La resaca de recuerdos golpeaba a la familia cada Navidad desde hacía veinte años. Estas Navidades, con una cifra redonda que tornaba la memoria aún más afilada si cabe, Carla volvería a escuchar la historia que le había acompañado desde su nacimiento.
Carla debía su nombre a la abuela paterna. Una mujer que vivía al día pero soñaba cada segundo. Una mujer resolutiva tanto en su trabajo como en su casa; nada dada a muestras de cariño pero que exhalaba una preocupación desmedida por sus dos hijos; un desvelo que parecía reflejar justo lo contrario a un carácter seco en el que sumergía a los demás. Atisbaba una jubilación parcial que le permitiría seguir estudiando psicología en la universidad de adultos y dejar de lado ese estrés laboral que monopolizaba su tibia calidad de vida con un salario que no alcanzaba una cuantía razonable. Carla avistaba ya una vida donde recorrería los paisajes de sus novelas favoritas o podría remolonear en la cama junto a un despertador enmudecido.

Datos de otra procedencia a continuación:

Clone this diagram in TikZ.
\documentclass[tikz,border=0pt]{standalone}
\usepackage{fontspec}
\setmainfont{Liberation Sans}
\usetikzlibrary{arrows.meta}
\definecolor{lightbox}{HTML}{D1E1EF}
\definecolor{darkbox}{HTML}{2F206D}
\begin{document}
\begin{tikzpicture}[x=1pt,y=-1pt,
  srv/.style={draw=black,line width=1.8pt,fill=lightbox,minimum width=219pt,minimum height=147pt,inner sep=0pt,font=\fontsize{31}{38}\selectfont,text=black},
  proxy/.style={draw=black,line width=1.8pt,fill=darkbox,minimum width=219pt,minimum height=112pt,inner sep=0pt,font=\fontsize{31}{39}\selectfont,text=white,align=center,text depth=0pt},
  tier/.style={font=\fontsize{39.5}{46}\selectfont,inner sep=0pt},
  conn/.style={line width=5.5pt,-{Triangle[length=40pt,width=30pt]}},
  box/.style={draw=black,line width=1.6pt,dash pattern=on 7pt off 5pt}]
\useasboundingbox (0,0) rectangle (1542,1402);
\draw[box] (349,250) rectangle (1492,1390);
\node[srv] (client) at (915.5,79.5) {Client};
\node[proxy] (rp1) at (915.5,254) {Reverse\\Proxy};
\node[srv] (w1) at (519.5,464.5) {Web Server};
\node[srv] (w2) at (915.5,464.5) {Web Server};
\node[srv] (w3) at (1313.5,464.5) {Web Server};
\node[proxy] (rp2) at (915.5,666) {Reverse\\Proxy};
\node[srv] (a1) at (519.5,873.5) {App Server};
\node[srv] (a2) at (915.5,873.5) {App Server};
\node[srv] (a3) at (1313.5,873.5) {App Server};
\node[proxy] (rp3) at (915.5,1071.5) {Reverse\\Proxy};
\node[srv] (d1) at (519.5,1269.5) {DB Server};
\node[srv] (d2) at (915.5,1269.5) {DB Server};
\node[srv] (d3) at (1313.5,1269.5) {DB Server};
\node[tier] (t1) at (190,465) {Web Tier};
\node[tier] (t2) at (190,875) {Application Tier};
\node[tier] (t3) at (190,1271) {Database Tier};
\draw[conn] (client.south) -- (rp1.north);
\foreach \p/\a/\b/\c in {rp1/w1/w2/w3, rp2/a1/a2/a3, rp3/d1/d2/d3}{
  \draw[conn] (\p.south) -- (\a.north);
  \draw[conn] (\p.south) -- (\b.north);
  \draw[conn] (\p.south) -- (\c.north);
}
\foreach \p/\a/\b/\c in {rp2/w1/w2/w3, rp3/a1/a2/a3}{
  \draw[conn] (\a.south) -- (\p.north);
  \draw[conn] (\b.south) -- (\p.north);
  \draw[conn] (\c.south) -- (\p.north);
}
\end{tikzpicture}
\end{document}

Carla nunca llegó a escuchar la palabra abuela de los labios de esa niña que iba a ser su primera nieta y que nació un veinticuatro de diciembre del año dos mil veinte. Falleció justo cuatro meses antes de su nacimiento; entubada en la misma UCI del hospital donde había trabajado los últimos veintitrés años como auxiliar de enfermería. El color verde hospital de su uniforme le acompañó hasta el último instante de una vida donde la necesidad, más que la vocación, le permitió ser agradecida con la profesión que le ayudó a valorar la salud de los suyos.

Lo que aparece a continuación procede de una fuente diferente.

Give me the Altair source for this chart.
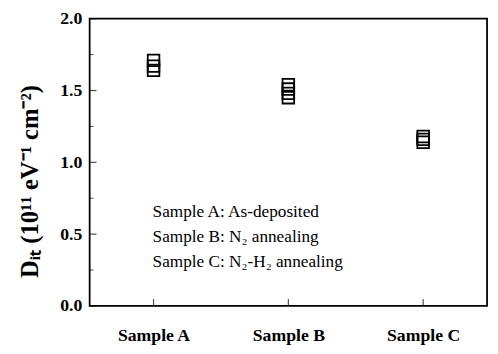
import altair as alt
import pandas as pd

samples = ["Sample A", "Sample B", "Sample C"]
dit_a = [1.64, 1.67, 1.71]
dit_b = [1.45, 1.48, 1.51, 1.54]
dit_c = [1.14, 1.16, 1.18]
major_ticks = [0.0, 0.5, 1.0, 1.5, 2.0]
minor_ticks = [0.25, 0.75, 1.25, 1.75]
notes = "Sample A: As-deposited\nSample B: N\u2082 annealing\nSample C: N\u2082-H\u2082 annealing"

rows = []
for s, vals in zip(samples, [dit_a, dit_b, dit_c]):
    for v in vals:
        rows.append({"sample": s, "dit": v})
df = pd.DataFrame(rows)

W, H = 404, 292
FONT = "Liberation Serif"

xscale = alt.Scale(type="point", domain=samples, padding=0.474)
yscale = alt.Scale(domain=[0, 2.0])

points = alt.Chart(df).mark_point(
    shape="square", filled=False, stroke="black", strokeWidth=1.8, size=140, opacity=1
).encode(
    x=alt.X("sample:N", scale=xscale, sort=samples,
            axis=alt.Axis(title=None, ticks=False, domain=False, labelAngle=0,
                          labelFont=FONT, labelFontSize=18, labelFontWeight="bold",
                          labelColor="black", labelPadding=21)),
    y=alt.Y("dit:Q", scale=yscale,
            axis=alt.Axis(values=major_ticks, format=".1f", ticks=False, domain=False, grid=False,
                          labelFont=FONT, labelFontSize=18, labelFontWeight="bold",
                          labelColor="black", labelPadding=8,
                          title="D\u1d62\u209c (10\u00b9\u00b9 eV\u207b\u00b9 cm\u207b\u00b2)",
                          titleFont=FONT, titleFontSize=25, titleFontWeight="bold",
                          titleColor="black", titleAngle=270, titleX=-61, titleY=165,
                          titleBaseline="middle", titleAlign="center")),
)

ymaj = alt.Chart(pd.DataFrame({"t": major_ticks})).mark_tick(
    orient="horizontal", color="black", size=7, thickness=1.2
).encode(y=alt.Y("t:Q", scale=yscale), x=alt.value(3.5))

ymin = alt.Chart(pd.DataFrame({"t": minor_ticks})).mark_tick(
    orient="horizontal", color="black", size=4, thickness=1
).encode(y=alt.Y("t:Q", scale=yscale), x=alt.value(2))

xt = alt.Chart(pd.DataFrame({"sample": samples})).mark_tick(
    orient="vertical", color="black", size=7, thickness=1.2
).encode(x=alt.X("sample:N", scale=xscale, sort=samples), y=alt.value(H - 3.5))

txt = alt.Chart(pd.DataFrame({"note": [notes]})).mark_text(
    align="left", baseline="top", font=FONT, fontSize=17.5, color="black",
    lineBreak="\n", lineHeight=25
).encode(text="note:N", x=alt.value(64), y=alt.value(188))

chart = alt.layer(points, ymaj, ymin, xt, txt).properties(
    width=W, height=H,
    autosize=alt.AutoSizeParams(type="none"),
    padding={"left": 83, "top": 8, "right": 3, "bottom": 46},
    background="white",
).configure_view(stroke="black", strokeWidth=1.8)

chart.save("out.html", embed_options={"renderer": "svg", "actions": False})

Carla era sensible a la historia de su familia. Llevaba con orgullo el nombre de su abuela. Era sabedora de todos los padecimientos de ese annus horribilis en el que la Navidad había quedado mal aparcada para siempre en muchas casas. Su padre, año tras año, durante estas dos últimas décadas, se había ocupado de celebrar con ella la vida de su madre. Carla no era un número más para ellos. Era una persona, única y especial, que se marchó sin poder despedirse.